会有什么事呢……她这样,已经过了这么久。
“我找你借东西……敲门发现你卧室门没关,听见声音不太对就进来了。”明珰说。
晨来点点头。
“你真的没事?”明珰问。
晨来又摇头。
“我的意思是……你没摔坏哪儿吧?”明珰扶了下窗台。
窗台并不高,可摔下来也挺疼的。
“没有。”晨来将缠在身上的毛毯扯了下来,肩膀酸痛,但这不是这一下摔的。“你需要什么?”
“你这有抗过敏药吗?”明珰问。
“是你需要?哪里不对?”晨来几乎是立刻就完全清醒了,仔细看着明珰。
果然明珰脸上有红色斑点,眼皮也有点肿。原来刚才她看到她的脸觉得奇怪,并不仅仅是角度的原因。她拉了下明珰的衣领,发现脖子上也有红斑。
“你有过敏史吗?对什么过敏?”晨来追问。
“有。对花粉。”明珰说。
晨来查看她脸上的红斑,摇摇头说:“你这个反应不像是单纯的花粉过敏。你等一下,我叫鱼野风上来。”她说着就找手机。
明珰说:“应该没事吧……等下看看再说。鱼野风一听准让我下山。”
晨来看着她的脸,就这么会儿工夫,明珰下巴上那块红斑又大了。
“不行,不能耽误。”晨来拨通了鱼野风的电话,“疯子,你问一下罗焰……罗先生,这儿有没有简单的医疗设备?”她直觉这么一个设施齐全的建筑,不会没有医疗设施。果然她听见鱼野风马上在那边问,罗焰火回答他说地下室有一间治疗室,可以做基本的检查和简单外科手术。晨来看看明珰,说:“那你在我们这边楼下等等,我带明珰马上下去……明珰看起来像是过敏,但我担心还有更严重的问题。”

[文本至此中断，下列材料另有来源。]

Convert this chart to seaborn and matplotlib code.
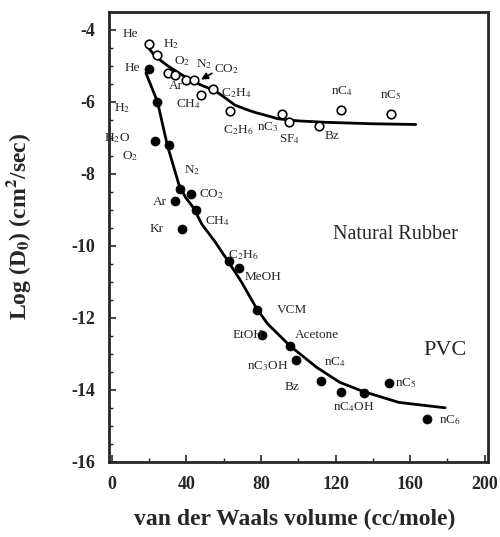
import pandas as pd
import seaborn as sns
import numpy as np
import matplotlib.pyplot as plt

# Natural rubber (open circles)
nr_gas = ["He", "H2", "O2a", "O2b", "Ar", "N2", "CH4", "C2H4", "C2H6", "nC3", "SF4", "Bz", "nC4", "nC5"]
nr_vol = [20, 24.3, 30.2, 33.9, 39.7, 43.9, 48, 54.5, 63.5, 91.5, 95, 111, 123, 150]
nr_logd = [-4.4, -4.7, -5.2, -5.26, -5.4, -5.39, -5.8, -5.64, -6.25, -6.33, -6.57, -6.68, -6.23, -6.33]

# Natural rubber fitted curve
nr_fit_vol = [18.5, 23.6, 30, 36, 43, 49, 55.4, 60.5, 66, 72, 77.2, 85, 89, 100, 115, 140, 163]
nr_fit_logd = [-4.43, -4.75, -5.0, -5.2, -5.42, -5.56, -5.69, -5.88, -6.09, -6.21, -6.3, -6.41, -6.47, -6.53, -6.57, -6.61, -6.63]

# PVC (filled circles)
pvc_gas = ["He", "H2", "H2O", "O2", "N2", "CO2", "Ar", "CH4", "Kr", "C2H6", "MeOH", "VCM", "EtOH",
           "Acetone", "nC3OH", "Bz", "nC4", "nC4OH", "nC5", "nC6"]
pvc_vol = [20, 24.3, 23.3, 30.7, 36.5, 42.3, 33.9, 45, 37.6, 63, 68.3, 77.8, 80.4,
           95.8, 98.9, 112, 122.8, 135.4, 148.7, 169.3]
pvc_logd = [-5.1, -6.0, -7.1, -7.2, -8.42, -8.56, -8.75, -9.0, -9.52, -10.43, -10.62, -11.77, -12.47,
            -12.77, -13.17, -13.76, -14.05, -14.1, -13.8, -14.8]

# PVC fitted curve
pvc_fit_vol = [18.3, 24.5, 29.8, 36, 39.5, 43.9, 48.3, 55.4, 62.4, 69.5, 77.4, 83.6, 95.8, 110, 122.2, 135, 154, 178.8]
pvc_fit_logd = [-5.2, -6.0, -7.21, -8.3, -8.65, -8.95, -9.4, -9.89, -10.43, -11.0, -11.72, -12.17, -12.79, -13.38,
                -13.79, -14.05, -14.35, -14.5]

# labels (text, x, y)
nr_labels = [("He", 10, -4.13), ("H$_2$", 31.7, -4.4), ("O$_2$", 37.6, -4.88), ("N$_2$", 49.5, -4.94),
             ("CO$_2$", 61.5, -5.1), ("Ar", 34.4, -5.55), ("CH$_4$", 41.3, -6.06), ("C$_2$H$_4$", 66.7, -5.77),
             ("C$_2$H$_6$", 67.7, -6.79), ("nC$_3$", 83.6, -6.7), ("SF$_4$", 95.2, -7.03), ("Bz", 118, -6.95),
             ("nC$_4$", 123.3, -5.69), ("nC$_5$", 149.7, -5.82)]
pvc_labels = [("He", 11.1, -5.07), ("H$_2$", 5.3, -6.17), ("H$_2$O", 2.6, -7.0), ("O$_2$", 10, -7.51),
              ("N$_2$", 42.9, -7.91), ("CO$_2$", 53.5, -8.56), ("Ar", 25.9, -8.77), ("CH$_4$", 56.5, -9.3),
              ("Kr", 23.8, -9.52), ("C$_2$H$_6$", 70.4, -10.25), ("MeOH", 81, -10.86), ("VCM", 96.8, -11.77),
              ("EtOH", 73, -12.47), ("Acetone", 110, -12.47), ("nC$_3$OH", 83.6, -13.33), ("nC$_4$", 119.6, -13.22),
              ("Bz", 96.8, -13.92), ("nC$_4$OH", 130, -14.48), ("nC$_5$", 157.7, -13.81), ("nC$_6$", 181.5, -14.83)]

sns.set_style("ticks")
plt.rcParams['font.family'] = ['Liberation Serif', 'DejaVu Serif']
plt.rcParams['mathtext.fontset'] = 'stix'
plt.rcParams['axes.unicode_minus'] = False

nr = pd.DataFrame({"vol": nr_vol, "logd": nr_logd})
pvc = pd.DataFrame({"vol": pvc_vol, "logd": pvc_logd})
nr_fit = pd.DataFrame({"vol": nr_fit_vol, "logd": nr_fit_logd})
pvc_fit = pd.DataFrame({"vol": pvc_fit_vol, "logd": pvc_fit_logd})

fig, ax = plt.subplots(figsize=(5.0, 5.37), dpi=100)
plt.subplots_adjust(left=0.218, right=0.975, top=0.978, bottom=0.14)

sns.lineplot(data=nr_fit, x="vol", y="logd", ax=ax, color="black", linewidth=2.0, sort=False)
sns.lineplot(data=pvc_fit, x="vol", y="logd", ax=ax, color="black", linewidth=2.0, sort=False)
sns.scatterplot(data=nr, x="vol", y="logd", ax=ax, marker="o", s=38, facecolor="white",
                edgecolor="black", linewidth=1.2, zorder=3)
sns.scatterplot(data=pvc, x="vol", y="logd", ax=ax, marker="o", s=42, color="black",
                edgecolor="black", zorder=3)

for txt, x, y in nr_labels + pvc_labels:
    ax.text(x, y, txt, fontsize=9.5, ha="center", va="center")

ax.annotate("", xy=(46.6, -5.42), xytext=(55, -5.17),
            arrowprops=dict(arrowstyle="-|>", color="black", lw=1.2))

ax.text(151.9, -9.68, "Natural Rubber", fontsize=14.5, ha="center", va="center")
ax.text(178.5, -12.9, "PVC", fontsize=16, ha="center", va="center")

ax.set_xlim(-1.5, 201.5)
ax.set_ylim(-16, -4)
ax.set_xticks(np.arange(0, 201, 40))
ax.set_xticks(np.arange(0, 201, 20), minor=True)
ax.set_yticks(np.arange(-16, -3, 2))
ax.set_yticks(np.arange(-16, -3, 0.5), minor=True)
ax.tick_params(direction="in", length=5, width=1.2, labelsize=13, pad=10)
ax.tick_params(which="minor", direction="in", length=3, width=1)
for lab in ax.get_xticklabels() + ax.get_yticklabels():
    lab.set_fontweight("bold")
for sp in ax.spines.values():
    sp.set_linewidth(2)

ax.set_xlabel("van der Waals volume (cc/mole)", fontsize=17, fontweight="bold")
ax.set_ylabel("Log (D$_\\mathbf{0}$) (cm$^\\mathbf{2}$/sec)", fontsize=17, fontweight="bold")
ax.xaxis.set_label_coords(0.49, -0.105)
ax.yaxis.set_label_coords(-0.2, 0.524)

plt.savefig("out.png", dpi=100)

她挂断电话,把手机揣在裤兜里,蹬上靴子,也没顾上穿件外套,拉起明珰就走。
明珰不大在意地说你们医生就是习惯草木皆兵。
晨来走在前面,边走边说:“对病人负责是不能放过任何的蛛丝马迹。”
她一回头,看着明珰脸上连成一片、凸起的红斑,立即做了决定。
“不行,必须马上送你去医院。”
明珰还要说什么,一看晨来的脸色,闭嘴不提了。
晨来来到楼梯转角,就看到鱼野风站在下面,身后是罗焰火。
一看到明珰,野风眉头立即皱起来,拉她到灯下来仔细查看,晨来说不能在这耽搁了必须马上去医院,野风没反对。
“不用去医院吧,这么麻烦。我睡一觉也许就好了。”明珰说话的声音都有点变调了。
鱼野风看着她,脸色异常严肃。“Stephen,最近的医院在哪里?我们得先联系医院,说明情况看他们是否收治。这是最节省时间的方式。”
“最近的医院就在镇上。他们的医疗资源很棒。我刚打过电话给他们的医疗主任,他们的直升机出去救援还没回来,医生乘车上来需要三个多小时。这个天气状况,他们不能冒险。我让 Max 待命,随时可以起飞……”罗焰火说。
晨来趁他们商量,想起一件事来,让他们别啰嗦快点准备出发,然后一路跑去厨房里,从垃圾桶里把午饭用过的食材包装袋重新扒出来。虽然看起来还是很干净,她又赶忙冲洗了下擦干,拉了个袋子装好。这时候他们几个已经来到厅里了。
“我上去穿件衣服,马上下来。”晨来说着把袋子交给野风。
“你留下吧。我,专业的,还是哥哥。Stephen 你也不用去。”野风说。
“走吧。”罗焰火没打算跟鱼野风争执。他的飞行员夹克就挂在门边的衣架上,这会儿走过去拿了下来。
晨来见状,让明珰在这里等着,自己跑上楼去给她拿了外衣下来。明珰穿好衣服,鱼野风也下来了。